Copy exactly, and only, the lines below from the first through the one containing "plt.rcParams['font.family'] = ['Liberation", both included; pictures are omitted.

== Material for this exercise ==
---

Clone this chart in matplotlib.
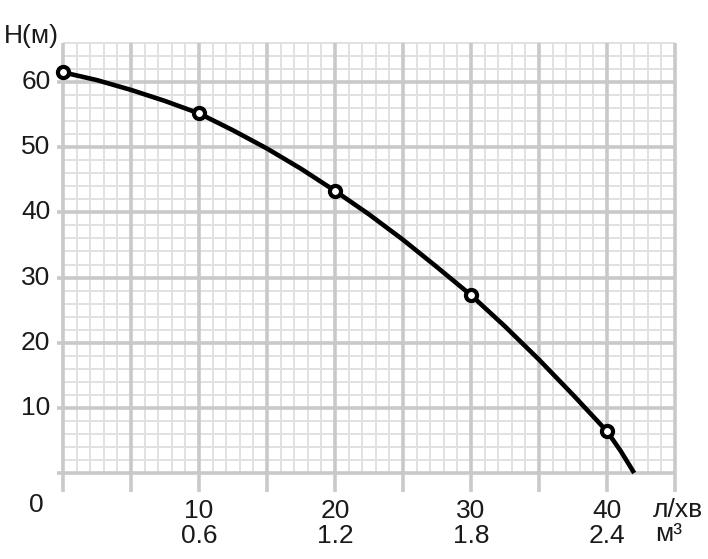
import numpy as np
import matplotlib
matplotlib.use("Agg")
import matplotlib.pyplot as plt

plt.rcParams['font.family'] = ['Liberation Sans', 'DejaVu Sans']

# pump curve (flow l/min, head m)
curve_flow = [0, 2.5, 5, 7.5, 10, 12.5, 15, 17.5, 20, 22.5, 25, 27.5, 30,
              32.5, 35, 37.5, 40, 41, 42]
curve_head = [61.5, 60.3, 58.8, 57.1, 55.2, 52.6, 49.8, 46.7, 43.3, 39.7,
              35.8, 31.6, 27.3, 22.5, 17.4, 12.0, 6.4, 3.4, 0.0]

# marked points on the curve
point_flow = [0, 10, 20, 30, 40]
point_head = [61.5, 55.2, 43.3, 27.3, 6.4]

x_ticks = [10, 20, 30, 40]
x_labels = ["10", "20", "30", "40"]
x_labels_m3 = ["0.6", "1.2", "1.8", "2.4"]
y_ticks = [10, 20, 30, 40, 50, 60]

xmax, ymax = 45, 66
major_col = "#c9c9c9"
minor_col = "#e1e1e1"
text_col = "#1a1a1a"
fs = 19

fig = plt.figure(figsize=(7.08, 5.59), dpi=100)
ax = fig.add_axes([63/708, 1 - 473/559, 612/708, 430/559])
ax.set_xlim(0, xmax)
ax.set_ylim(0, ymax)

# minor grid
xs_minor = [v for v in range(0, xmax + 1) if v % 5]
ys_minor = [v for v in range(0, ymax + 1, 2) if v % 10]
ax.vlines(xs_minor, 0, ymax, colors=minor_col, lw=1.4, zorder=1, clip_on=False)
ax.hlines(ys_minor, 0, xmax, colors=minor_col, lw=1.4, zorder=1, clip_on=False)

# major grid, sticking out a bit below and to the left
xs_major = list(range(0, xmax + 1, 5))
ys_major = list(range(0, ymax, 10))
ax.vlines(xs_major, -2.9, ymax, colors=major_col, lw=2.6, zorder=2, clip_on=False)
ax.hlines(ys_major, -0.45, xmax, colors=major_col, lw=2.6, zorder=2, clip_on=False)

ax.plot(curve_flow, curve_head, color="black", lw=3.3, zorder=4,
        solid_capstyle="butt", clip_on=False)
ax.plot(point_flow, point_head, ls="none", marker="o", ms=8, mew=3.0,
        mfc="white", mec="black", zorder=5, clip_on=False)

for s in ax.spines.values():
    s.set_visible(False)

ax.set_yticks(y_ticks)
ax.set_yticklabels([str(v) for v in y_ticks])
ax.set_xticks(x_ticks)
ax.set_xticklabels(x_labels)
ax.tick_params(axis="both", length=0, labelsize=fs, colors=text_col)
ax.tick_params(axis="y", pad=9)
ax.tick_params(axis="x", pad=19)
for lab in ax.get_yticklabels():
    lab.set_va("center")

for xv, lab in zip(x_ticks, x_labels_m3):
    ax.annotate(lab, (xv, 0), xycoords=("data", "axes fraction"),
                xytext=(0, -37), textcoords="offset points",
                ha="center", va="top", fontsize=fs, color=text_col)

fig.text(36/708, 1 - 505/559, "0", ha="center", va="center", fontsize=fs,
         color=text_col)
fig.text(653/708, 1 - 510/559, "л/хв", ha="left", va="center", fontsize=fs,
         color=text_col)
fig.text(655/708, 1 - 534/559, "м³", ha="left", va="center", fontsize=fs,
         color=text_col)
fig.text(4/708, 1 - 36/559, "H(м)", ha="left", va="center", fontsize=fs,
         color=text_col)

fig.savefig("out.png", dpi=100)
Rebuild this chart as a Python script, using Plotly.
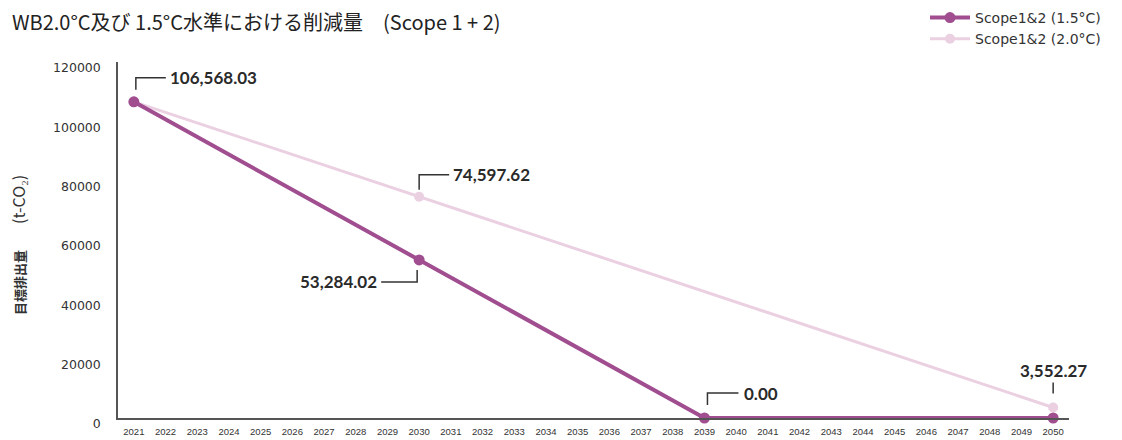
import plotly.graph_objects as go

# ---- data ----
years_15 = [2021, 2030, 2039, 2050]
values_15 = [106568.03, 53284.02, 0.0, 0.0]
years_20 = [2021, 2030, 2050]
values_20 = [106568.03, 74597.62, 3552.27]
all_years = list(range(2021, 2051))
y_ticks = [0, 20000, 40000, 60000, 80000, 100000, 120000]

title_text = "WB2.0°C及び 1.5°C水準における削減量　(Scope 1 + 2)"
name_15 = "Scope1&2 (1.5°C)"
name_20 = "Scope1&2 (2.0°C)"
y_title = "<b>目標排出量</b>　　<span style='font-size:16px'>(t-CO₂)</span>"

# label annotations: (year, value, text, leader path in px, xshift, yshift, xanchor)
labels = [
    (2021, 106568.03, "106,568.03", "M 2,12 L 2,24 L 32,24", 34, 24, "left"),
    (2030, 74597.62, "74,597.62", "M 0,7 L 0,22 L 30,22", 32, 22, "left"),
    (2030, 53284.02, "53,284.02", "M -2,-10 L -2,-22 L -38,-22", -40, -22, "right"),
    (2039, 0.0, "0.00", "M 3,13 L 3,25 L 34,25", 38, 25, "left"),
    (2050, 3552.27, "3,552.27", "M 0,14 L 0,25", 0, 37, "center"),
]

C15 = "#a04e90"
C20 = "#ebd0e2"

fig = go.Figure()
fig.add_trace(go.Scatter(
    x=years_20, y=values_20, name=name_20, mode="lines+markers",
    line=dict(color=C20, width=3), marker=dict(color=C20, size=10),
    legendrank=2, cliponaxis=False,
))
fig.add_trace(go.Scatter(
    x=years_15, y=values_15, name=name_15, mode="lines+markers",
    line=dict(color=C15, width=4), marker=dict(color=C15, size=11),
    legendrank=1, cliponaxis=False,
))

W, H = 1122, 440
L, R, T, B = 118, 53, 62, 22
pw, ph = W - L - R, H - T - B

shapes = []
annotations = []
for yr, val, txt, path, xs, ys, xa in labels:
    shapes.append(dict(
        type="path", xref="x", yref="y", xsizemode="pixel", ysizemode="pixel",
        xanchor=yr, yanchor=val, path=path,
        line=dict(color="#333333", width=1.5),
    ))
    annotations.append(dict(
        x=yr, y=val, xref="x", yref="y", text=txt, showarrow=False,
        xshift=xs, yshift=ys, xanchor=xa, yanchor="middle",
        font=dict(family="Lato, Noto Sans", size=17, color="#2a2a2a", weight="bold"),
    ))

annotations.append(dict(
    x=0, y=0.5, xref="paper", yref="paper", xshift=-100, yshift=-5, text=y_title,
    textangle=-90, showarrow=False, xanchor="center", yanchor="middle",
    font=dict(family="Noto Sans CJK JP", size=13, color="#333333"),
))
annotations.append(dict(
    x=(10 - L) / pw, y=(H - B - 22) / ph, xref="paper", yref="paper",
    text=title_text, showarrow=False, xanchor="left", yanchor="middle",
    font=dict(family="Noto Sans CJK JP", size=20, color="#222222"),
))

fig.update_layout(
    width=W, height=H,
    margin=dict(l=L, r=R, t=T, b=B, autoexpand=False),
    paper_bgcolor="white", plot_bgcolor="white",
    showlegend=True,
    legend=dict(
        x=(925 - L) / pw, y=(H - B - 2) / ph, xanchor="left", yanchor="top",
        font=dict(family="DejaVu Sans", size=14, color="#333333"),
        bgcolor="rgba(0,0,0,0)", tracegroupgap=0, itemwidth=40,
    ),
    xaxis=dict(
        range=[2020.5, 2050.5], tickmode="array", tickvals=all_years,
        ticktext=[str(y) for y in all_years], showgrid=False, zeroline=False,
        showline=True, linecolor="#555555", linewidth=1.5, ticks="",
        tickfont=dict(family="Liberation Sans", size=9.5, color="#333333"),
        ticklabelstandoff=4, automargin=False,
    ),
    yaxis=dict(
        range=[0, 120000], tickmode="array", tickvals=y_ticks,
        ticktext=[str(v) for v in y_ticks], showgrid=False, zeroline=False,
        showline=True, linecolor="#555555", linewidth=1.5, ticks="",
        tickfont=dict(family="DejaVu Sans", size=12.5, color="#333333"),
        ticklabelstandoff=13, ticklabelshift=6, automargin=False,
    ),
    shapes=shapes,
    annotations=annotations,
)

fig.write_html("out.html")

---

== Completed exercise ==
Clone this chart in matplotlib.
import numpy as np
import matplotlib
matplotlib.use("Agg")
import matplotlib.pyplot as plt

plt.rcParams['font.family'] = ['Liberation Sans', 'DejaVu Sans']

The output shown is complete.